Subscription economy model appeals to customers to halt and engage with the content posted by the brand. Brands leverage on this idea to build and strengthen their relationship to convert customers to members.
So, what makes a subscription brand successful? Here are the factors that form a successful club:
Exude brand values
Brand authenticity is something that consumers want to see. A brand that reflects its brand values both internally and externally is perceived as a consistent and trustable by its customers.
For example, SK-II took on women empowerment as a subject matter to create awareness around Chinese women who are pressurized to get married. SK-II rolled out #changedestiny campaign where videos titled, “Marriage Market Takeover” and “Meet Me Halfway” reflected the antiquated value system of China. The discussion around dwindling interest of marriage and hope for change triggered lively discussion on Chinese social media like Weibo and WeChat.

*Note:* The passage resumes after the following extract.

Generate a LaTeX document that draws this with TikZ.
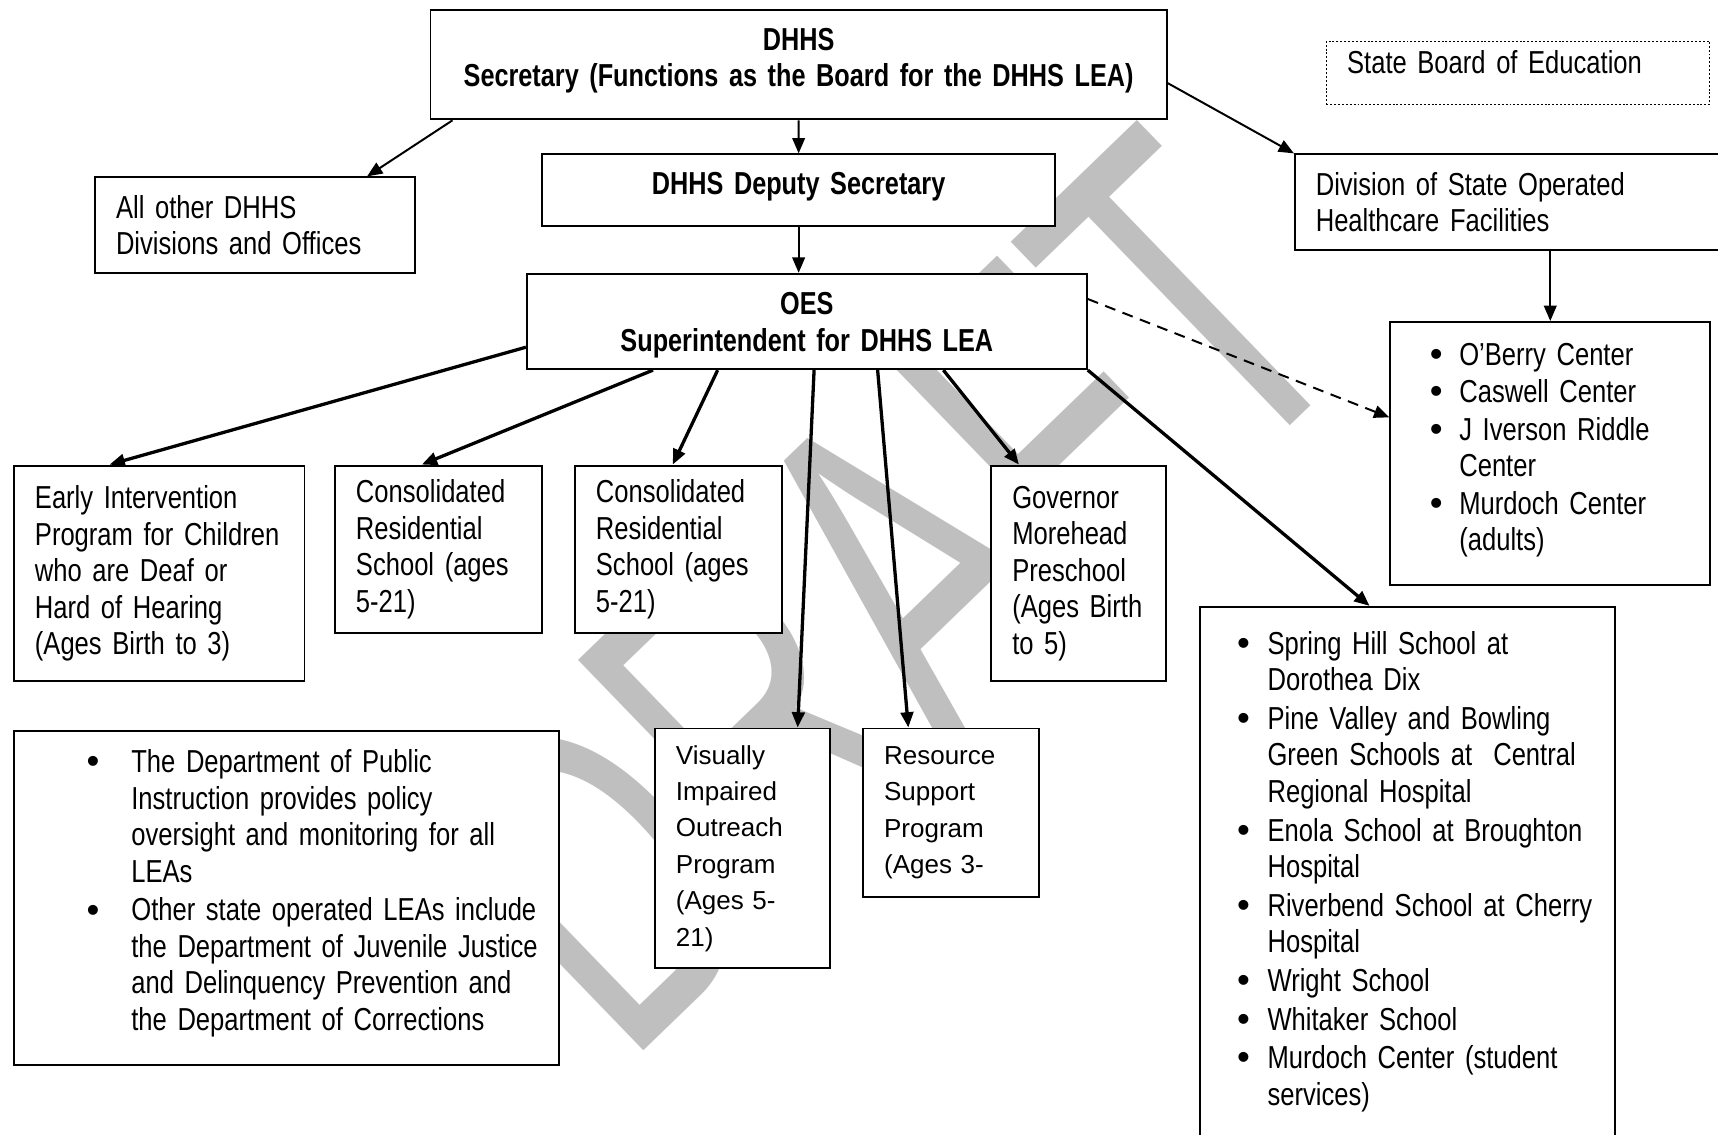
\documentclass[tikz,border=0pt]{standalone}
\usepackage{fontspec}
\setmainfont{Liberation Sans}[FakeStretch=0.805, BoldFeatures={FakeStretch=0.795}]
\newfontfamily\widefont{Liberation Sans}
\usetikzlibrary{arrows.meta}

\newcommand{\chartsize}{\fontsize{16.5pt}{18.95pt}\selectfont}
\newcommand{\chartbold}{\fontsize{16.5pt}{18.95pt}\bfseries\selectfont}
\newcommand{\plainsize}{\widefont\fontsize{13.5pt}{18.95pt}\selectfont}
\newcommand{\bulletmark}{{\widefont\fontsize{19pt}{19pt}\selectfont\raisebox{-0.2mm}{\textbullet}}}
% bullet centred at #2, item text starting at #1
\newcommand{\dotitem}[2]{\makebox[#1][l]{\hspace*{#2}\makebox[0pt][c]{\bulletmark}}}
\hyphenpenalty=10000

\begin{document}
\begin{tikzpicture}[x=0.2mm, y=-0.2mm,
    unit/.style={draw, line width=0.36mm, fill=white, anchor=north west,
      inner xsep=3.8mm, inner ysep=0pt, align=left, font=\chartsize},
    head/.style={unit, align=center, font=\chartbold},
    listbox/.style={unit, inner xsep=0pt},
    link/.style={line width=0.36mm, -{Triangle[length=2.8mm, width=2.3mm]}},
    branch/.style={link, line width=0.6mm}]

    % page frame
    \useasboundingbox (0,0) rectangle (1568,1035);
    \clip (0,0) rectangle (1568,1035);

    % Watermark
    \begin{scope}[shift={(807,540)}]
        \node[rotate=44, xscale=0.655, text=gray!50, inner sep=0pt,
              font=\widefont\fontsize{246pt}{246pt}\selectfont] (draft) at (0,0) {DRAFT};
    \end{scope}

    % Top level
    \node[head, text width=126.8mm, minimum height=20mm] (top) at (392,8)
        {DHHS\\Secretary (Functions as the Board for the DHHS LEA)\rule[-2.6mm]{0pt}{0pt}};
    \node[unit, densely dotted, line width=0.2mm, text width=62.4mm,
          minimum height=11.6mm, text depth=4mm] (board) at (1210,37) {State Board of Education};
    \node[unit, text width=50.8mm, minimum height=17.4mm] (other) at (86,161)
        {All other DHHS\\Divisions and Offices};
    \node[head, text width=86mm, minimum height=13mm, text depth=2.4mm] (deputy) at (494,140) {DHHS Deputy Secretary};
    \node[unit, text width=70.6mm, minimum height=17.4mm] (division) at (1181,140)
        {Division of State Operated\\Healthcare Facilities};
    \node[head, text width=94.6mm, minimum height=17.4mm] (oes) at (480,249)
        {\rule{0pt}{5.4mm}OES\\Superintendent for DHHS LEA};

    % Facilities
    \node[listbox, text width=58.4mm, minimum height=48mm] (centers) at (1268,293) {%
        \dotitem{12.6mm}{8.4mm}O’Berry Center\\[0.2mm]
        \dotitem{12.6mm}{8.4mm}Caswell Center\\[0.2mm]
        \dotitem{12.6mm}{8.4mm}J Iverson Riddle\\
        \hspace*{12.6mm}Center\\[0.2mm]
        \dotitem{12.6mm}{8.4mm}Murdoch Center\\
        \hspace*{12.6mm}(adults)\rule[-2.4mm]{0pt}{0pt}};

    % Programs
    \node[unit, text width=45.4mm, minimum height=39.4mm] (early) at (12,424)
        {Early Intervention\\Program for Children\\who are Deaf or\\Hard of Hearing\\(Ages Birth to 3)};
    \node[unit, text width=30.2mm, minimum height=30.6mm] (crsA) at (305,424)
        {Consolidated\\Residential\\School (ages\\5-21)};
    \node[unit, text width=30.2mm, minimum height=30.6mm] (crsB) at (524,424)
        {Consolidated\\Residential\\School (ages\\5-21)};
    \node[unit, text width=24.2mm, minimum height=39.4mm] (gmp) at (904,424)
        {Governor\\Morehead\\Preschool\\(Ages Birth\\to 5)};
    \node[unit, font=\plainsize, text width=24.4mm, minimum height=43.8mm] (vip) at (597,664)
        {Visually\\Impaired\\Outreach\\Program\\(Ages 5-\\21)};
    \node[unit, font=\plainsize, text width=24.4mm, minimum height=30.8mm] (rsp) at (787,664)
        {Resource\\Support\\Program\\(Ages 3-};

    % Hospital schools
    \node[listbox, text width=75.8mm, minimum height=96.6mm] (hosp) at (1094,553) {%
        \dotitem{12.4mm}{8mm}Spring Hill School at\\
        \hspace*{12.4mm}Dorothea Dix\\[0.4mm]
        \dotitem{12.4mm}{8mm}Pine Valley and Bowling\\
        \hspace*{12.4mm}Green Schools at\ \ Central\\
        \hspace*{12.4mm}Regional Hospital\\[0.4mm]
        \dotitem{12.4mm}{8mm}Enola School at Broughton\\
        \hspace*{12.4mm}Hospital\\[0.4mm]
        \dotitem{12.4mm}{8mm}Riverbend School at Cherry\\
        \hspace*{12.4mm}Hospital\\[0.4mm]
        \dotitem{12.4mm}{8mm}Wright School\\[0.4mm]
        \dotitem{12.4mm}{8mm}Whitaker School\\[0.4mm]
        \dotitem{12.4mm}{8mm}Murdoch Center (student\\
        \hspace*{12.4mm}services)};

    % Note
    \node[listbox, text width=99.4mm, minimum height=61mm] (dpi) at (12,666) {%
        \dotitem{21.4mm}{14.4mm}The Department of Public\\
        \hspace*{21.4mm}Instruction provides policy\\
        \hspace*{21.4mm}oversight and monitoring for all\\
        \hspace*{21.4mm}LEAs\\[0.4mm]
        \dotitem{21.4mm}{14.4mm}Other state operated LEAs include\\
        \hspace*{21.4mm}the Department of Juvenile Justice\\
        \hspace*{21.4mm}and Delinquency Prevention and\\
        \hspace*{21.4mm}the Department of Corrections\rule[-2.8mm]{0pt}{0pt}};

    % Connectors
    \draw[link] ([xshift=4.2mm]top.south west) -- ([xshift=49.8mm]other.north west);
    \draw[link] (top.south) -- (deputy.north);
    \draw[link] ([yshift=-3.4mm]top.east) -- (division.north west);
    \draw[link] (deputy.south) -- (deputy.south |- oes.north);
    \draw[link] (division.south -| centers.north) -- (centers.north);
    \draw[link, dash pattern=on 2mm off 1.4mm] ([yshift=4.1mm]oes.east) -- ([yshift=6.6mm]centers.west);
    \draw[branch] ([yshift=-4.7mm]oes.west) -- ([xshift=17.6mm]early.north west);
    \draw[branch] ([xshift=23.2mm]oes.south west) -- ([xshift=16mm]crsA.north west);
    \draw[branch] ([xshift=35mm]oes.south west) -- ([xshift=18mm]crsB.north west);
    \draw[branch] ([xshift=52.6mm]oes.south west) -- ([xshift=26.2mm]vip.north west);
    \draw[branch] ([xshift=64.2mm]oes.south west) -- ([xshift=8.4mm]rsp.north west);
    \draw[branch] ([xshift=76.2mm]oes.south west) -- ([xshift=5.2mm]gmp.north west);
    \draw[branch] (oes.south east) -- ([xshift=31.2mm]hosp.north west);

\end{tikzpicture}
\end{document}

Direct-to-consumer marketing supports knowledge flow from brands to consumers. It positions consumer at the centre of all strategy and activity increasing brand relationships. And most Chinese customers base their purchase decision on customer reviews. The presence of a discussion forum will help to generate more traffic to a product or service.
In China, the Xiaohongshu app (a Chinese lifestyle app) hosts a variety of product or experience based reviews and recommendations shared by individual users. Personalized feedback provided by the users builds trust among the user community and promotes ongoing engagement with the app for further information.
Beauty brands can also apply influencer marketing to produce content either on social platforms or conduct makeup tutorial with walk-in customers. Constant learning answers the need within the members to stay connected for the latest updates of beauty related news or trends.
The home-grown beauty brand, Pechoin, rebranded itself by optimizing its product design and targeting younger Chinese millennials who supported local brands. Through key opinion leader (KOL) marketing campaigns, it exhibited the real experience of using the product, inspiring viewers to try out the products for themselves. The campaigns proved successful, and Pechoin was crowned as the top-selling domestic beauty brand last year.
Create a space to congregate
Building a space to congregate is essential for a community to thrive, interact with other consumers and with the brand. It can be either online, offline, or both.
Recently, Yves Saint Laurent (YSL) Beauty Hotel made its way through major cities across the globe connecting with its cosmetic followers. Breaking free from its usual retail booths, YSL introduced a one-day beauty hotel that included the likes of neon lights, and Instagram worthy beauty stops. Fusing socialisation and shopping enhanced the overall staycation cum beauty experience. Beauty fanatics appreciated the pampering treatment and continued their conversation through a common hashtag supplied by YSL.
Millennials have grown up in an era where they are likely to write, react or do both when finalizing their purchase decisions. Incorporating consumers feedback reassures them that the brand listens to them, and boosts their confidence when brands convert those feedback into action via the products or services they offer.
Glossier, a U.K. cosmetic brand conducted field research, understood its customers and as a result widened its range of foundation shades to reach out to different colored consumers. It was a well-received initiative that has improved the brand’s sales revenue.
Glossier also dedicates a significant portion of its promotional activity to user-generated content by posting photos and comments from real-life customers on its channels. Integrating customer’s posts, Glossier manifests as ‘customer-first’ company building a deeper relationship with its consumers.
Customers can no longer be treated as single purchase contact. It is imperative for brands to view their customers as members, not consumers. Today’s consumers are web-savvy, mobile-enabled data sifters with personality. Transparency in brand values, knowledge sharing, community building, spatial freedom and voice of share are key ingredients for a brand to maintain its gleaming position in the beauty landscape.